Namun jauh berbeda dari kehidupan sastra Indonesia, yang
selain semarak oleh publikasi di berbagai koran, tabloid, dan majalah juga
senantiasa ramai dengan penerbitan buku, sastra Jawa tampak kian hari semakin
langka dari kemunculan buku sastra. Kehadiran Hadiah Rancage yang diprakarsai
Ajip Rosjidi untuk dua kategori, pejuang sastra dan pengarang yang menerbitkan
buku sastra daerah, ternyata tak cukup mampu mendongkrak gairah penerbitan buku
sastra Jawa secara signifikan. Selama lebih dari satu dasawarsa terakhir ini,
setiap tahunnya buku jenis ini yang lahir hanya satu-dua.
Tak
sebatas berwacana, Suparto juga memberikan contoh nyata. Ketika penerbit swasta
tak mau ambil risiko merugi dengan menerbitkan sastra Jawa sementara penerbit
yang dibiayai pemerintah sudah enggan dengan sastra Jawa, Suparto justru mbandhani sendiri terbitnya buku antologi cerkak Trem (2000). Selang empat tahun, Suparto
memodali penerbitan novelnyaDonyane Wong Culika,
yang boleh jadi merupakan novel Jawa terpanjang hingga saat ini. Upaya itu
diulanginya pada tahun 2005 dengan terbitnya antologi cerkak Lelakone Si lan Man.

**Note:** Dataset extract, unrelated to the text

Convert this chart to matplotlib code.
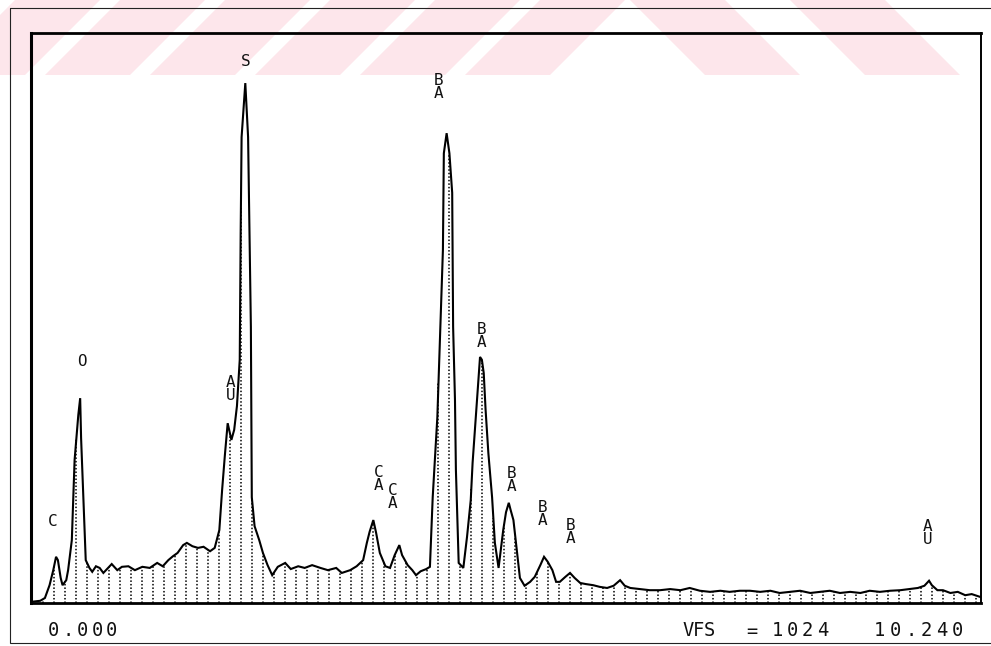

Menurutnya, ketidaktundukannya pada iklim penerbitan buku Jawa merupakan wujud
tanggung jawabnya demi pengharapannya agar kelak sastra Jawa juga bisa menjadi
sastra dunia, ''sageda dipunwaos tiyang sadonya''.
Mungkin dengan alasan itu pula jika belum lama berselang, dia juga meluncurkan website-nya:
www.supartobrata.com.
Jika Suparto dan sedikit dari pengarang Jawa lainnya
serta beberapa sanggar sastra telah memiliki kenekatan macam itu untuk ''melawan''
iklim kapitalisme dunia penerbitan buku, kiranya patut dipertanyakan adalah
seberapa besar kontribusi institusi yang telah mampu menggelar pertemuan
bahasa-Jawa hingga berbiaya miliaran rupiah? Di mana pula kontribusi perguruan
tinggi yang memiliki program studi sastra Jawa ataupun pendidikan bahasa dan
sastra Jawa? Padahal, dibandingkan dengan dunia para pengarang dan sanggar
sastra Jawa, dua pihak ini relatif ''lebih baik'' dalam hal infrastuktur dan
suprastruktur penerbitan serta distribusinya. Namun agaknya mereka masih
menjadi singa yang terlelap panjang.